Niedzielne popołudnie 25 czerwca było nie tylko słoneczne, ale też gwarne i kolorowe. Do JCS „W Akcji” przyszło wielu gości z całego świata, by razem z naszymi pracownikami i wolontariuszami świętować Światowy Dzień Migranta i Uchodźcy. Spotkanie było też okazją do podziękowania za wspólnie spędzone lata żegnającymi się z Centrum s. Basi Olejnik RSCJ i br. Damianowi Krawczykowi SJ oraz powitanie, s. Ani Żamojdy RSCJ, która wspólnie z Małą Siostrą Jezusa Violettą i Andrzejem Malendą SJ, będą towarzyszyć uchodźcom.

Pamiątkowym zdjęciom, wspomnieniom i snuciu planów na przyszłość towarzyszył wspaniały aromat kawy, którą na tradycyjny etiopsko-erytrejski sposób serwowała Shwainish. Mocna afrykańska kawa wspaniale komponowała się z czeczeńską chałwą, irackimi rogalikami i innymi smakołykami z różnych stron świata.
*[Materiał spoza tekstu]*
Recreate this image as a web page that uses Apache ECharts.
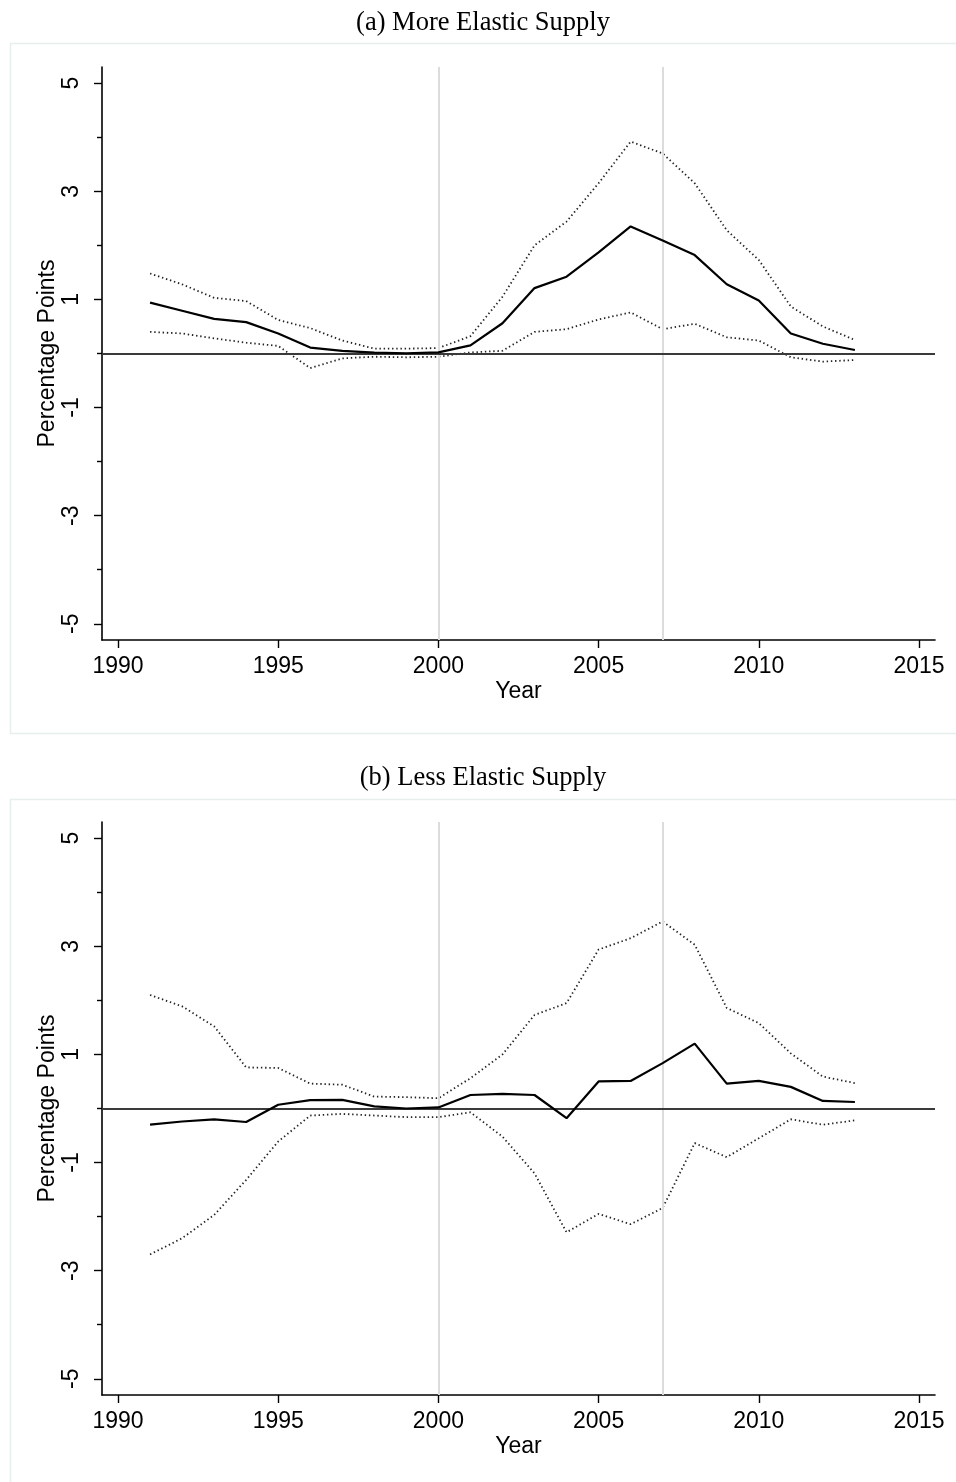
<!DOCTYPE html>
<html>
<head>
<meta charset="utf-8">
<script src="https://cdn.jsdelivr.net/npm/echarts@6/dist/echarts.min.js"></script>
<style>
html,body{margin:0;padding:0;background:#fff;}
#chart{width:956px;height:1482px;}
</style>
</head>
<body>
<div id="chart"></div>
<script>
// ---------- data ----------
const years = [1991,1992,1993,1994,1995,1996,1997,1998,1999,2000,2001,2002,2003,2004,2005,2006,2007,2008,2009,2010,2011,2012,2013];

// Panel (a) More Elastic Supply
const aMain  = [0.94,0.79,0.64,0.58,0.37,0.11,0.05,0.015,0.005,0.02,0.15,0.56,1.21,1.42,1.87,2.35,2.09,1.82,1.28,0.98,0.37,0.18,0.065];
const aUpper = [1.48,1.28,1.03,0.97,0.62,0.47,0.24,0.09,0.09,0.10,0.32,1.05,2.00,2.44,3.15,3.92,3.70,3.15,2.28,1.73,0.87,0.50,0.25];
const aLower = [0.40,0.37,0.28,0.20,0.14,-0.27,-0.09,-0.06,-0.07,-0.06,0.02,0.05,0.40,0.45,0.63,0.76,0.45,0.55,0.30,0.24,-0.07,-0.15,-0.12];

// Panel (b) Less Elastic Supply
const bMain  = [-0.30,-0.24,-0.20,-0.25,0.07,0.155,0.16,0.04,0.0,0.02,0.25,0.27,0.25,-0.18,0.50,0.51,0.84,1.20,0.46,0.51,0.40,0.14,0.12];
const bUpper = [2.10,1.89,1.52,0.76,0.75,0.46,0.44,0.22,0.21,0.19,0.56,1.00,1.73,1.95,2.94,3.15,3.46,3.03,1.86,1.58,1.02,0.59,0.47];
const bLower = [-2.70,-2.40,-1.97,-1.32,-0.61,-0.13,-0.10,-0.13,-0.16,-0.16,-0.07,-0.52,-1.20,-2.29,-1.95,-2.14,-1.84,-0.64,-0.90,-0.55,-0.20,-0.30,-0.22];

const xTicks = [1990,1995,2000,2005,2010,2015];
const yTicks = [-5,-3,-1,1,3,5];
const yMinorTicks = [-4,-2,0,2,4];
const refYears = [2000,2007];
const zeroLine = 0;
const titles = ['(a) More Elastic Supply','(b) Less Elastic Supply'];

// ---------- layout / style ----------
const gridTops = [67, 822];
const titleTops = [5, 760];
const borderTops = [43.5, 799.5];
const sans = 'Liberation Sans';
const serif = 'Liberation Serif';

function pairs(vals){ return years.map((y,i)=>[y, vals[i]]); }

const grids = [], xAxes = [], yAxes = [], series = [], titleArr = [], graphics = [];
const panels = [[aMain,aUpper,aLower],[bMain,bUpper,bLower]];

panels.forEach((p, k) => {
  grids.push({left:102, top:gridTops[k], width:833, height:573, containLabel:false});
  titleArr.push({
    text: titles[k], left: 478, top: titleTops[k], textAlign:'center',
    textStyle:{fontFamily:serif, fontSize:26.5, fontWeight:'normal', color:'#000'}
  });
  graphics.push({
    type:'rect', silent:true, z:-10,
    shape:{x:10.5, y:borderTops[k], width:960, height:690},
    style:{fill:'none', stroke:'#e7eeee', lineWidth:1.5}
  });
  xAxes.push({
    type:'value', gridIndex:k, min:1989.5, max:2015.5,
    name:'Year', nameLocation:'middle', nameGap:40, nameMoveOverlap:false,
    nameTextStyle:{fontFamily:sans, fontSize:23, color:'#000'},
    axisLine:{show:true, onZero:false, lineStyle:{color:'#000', width:1.6}},
    axisTick:{show:true, customValues:xTicks, length:8, lineStyle:{color:'#000', width:1.4}},
    axisLabel:{show:true, customValues:xTicks, margin:15, fontFamily:sans, fontSize:23, color:'#000',
      formatter:v=>String(v)},
    splitLine:{show:false}
  });
  yAxes.push({
    type:'value', gridIndex:k, min:-5.3, max:5.3, position:'left',
    name:'Percentage Points', nameLocation:'middle', nameGap:43, nameRotate:90, nameMoveOverlap:false,
    nameTextStyle:{fontFamily:sans, fontSize:23, color:'#000'},
    axisLine:{show:true, onZero:false, lineStyle:{color:'#000', width:1.6}},
    axisTick:{show:true, customValues:yTicks, length:8, lineStyle:{color:'#000', width:1.4}},
    axisLabel:{show:true, customValues:yTicks, rotate:90, margin:19, fontFamily:sans, fontSize:23, color:'#000',
      formatter:v=>String(v)},
    splitLine:{show:false}
  });
  // minor ticks
  yAxes.push({
    type:'value', gridIndex:k, min:-5.3, max:5.3, position:'left',
    axisLine:{show:false},
    axisTick:{show:true, customValues:yMinorTicks, length:5, lineStyle:{color:'#000', width:1.4}},
    axisLabel:{show:false},
    splitLine:{show:false}
  });
  const yi = k*2;
  const [m,u,l] = p;
  series.push({
    type:'line', xAxisIndex:k, yAxisIndex:yi, data:pairs(m), symbol:'none', z:5,
    lineStyle:{color:'#000', width:2.2},
    markLine:{
      silent:true, symbol:'none', label:{show:false}, animation:false,
      data:[
        ...refYears.map(yr=>({xAxis:yr, lineStyle:{color:'#dcdcdc', width:2, type:'solid'}})),
        {yAxis:zeroLine, lineStyle:{color:'#3a3a3a', width:1.8, type:'solid'}}
      ]
    }
  });
  [u,l].forEach(v=>{
    series.push({
      type:'line', xAxisIndex:k, yAxisIndex:yi, data:pairs(v), symbol:'none', z:4,
      lineStyle:{color:'#222', width:1.8, type:[1.4,2.8]}
    });
  });
});

const chart = echarts.init(document.getElementById('chart'), null, {renderer:'canvas'});
chart.setOption({
  animation:false,
  backgroundColor:'#fff',
  title: titleArr,
  grid: grids,
  xAxis: xAxes,
  yAxis: yAxes,
  series: series,
  graphic: graphics
});
</script>
</body>
</html>
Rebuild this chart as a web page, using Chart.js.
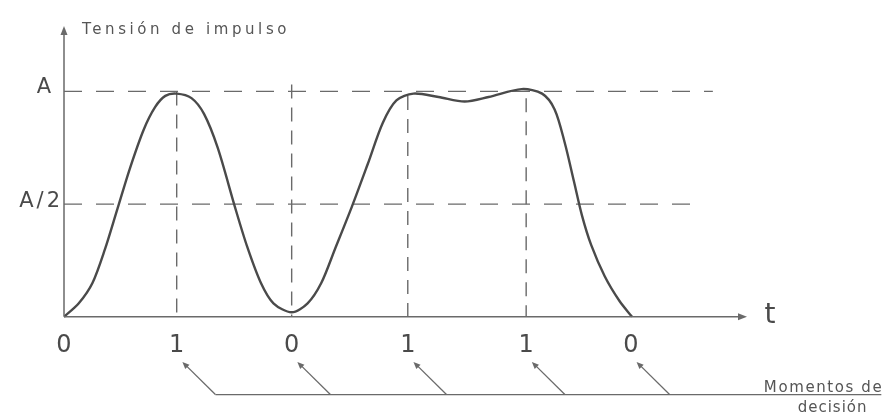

Dzieci małe, średnie i duże z zapałem odtwarzały wszystkie odgłosy afrykańskiej dżungli na warsztatach bębniarskich prowadzonych przez Krystiana Tyrańskiego.  Dorośli w tym czasie oglądali w kruchcie kościoła św. Andrzeja Boboli wystawę „Dalecy i bliscy”, dzięki której każdy może poczuć jak wszyscy jesteśmy  do siebie podobni. Nie ma znaczenia czy urodziliśmy się w Europie, Azji czy Afryce, nasze marzenia, tęsknoty, lęki i nadzieje są zupełnie takie same.

W czasie niedzielnego święta uchodźcy i migranci prezentowali kulturę, architekturę i tradycje swoich krajów. Widzowie zasiedli wygodnie w naszej sali lekcyjnej, a Helena z Syrii i pani Hosnara z Bangladeszu pokazały slajdy ze swoich krajów, przedstawiły ich zabytki i narodowe symbole. Po krótkiej przerwie Kasia, Haragou, Meron, Daniel i Izajasz opowiedzieli o Erytrei. Niestety czas nie pozwolił na prezentację ślubnych tradycji Tadżykistanu, ale przecież co się odwlecze to nie uciecze, a wszyscy uczestnicy niedzielnego święta na pewno z radością spotkają się ponownie.

I znów będziemy razem cieszyć się swoją obecnością, spotykać starych znajomych i poznawać nowych, którzy choć z tak dalekich krajów są nam przecież tak bliscy.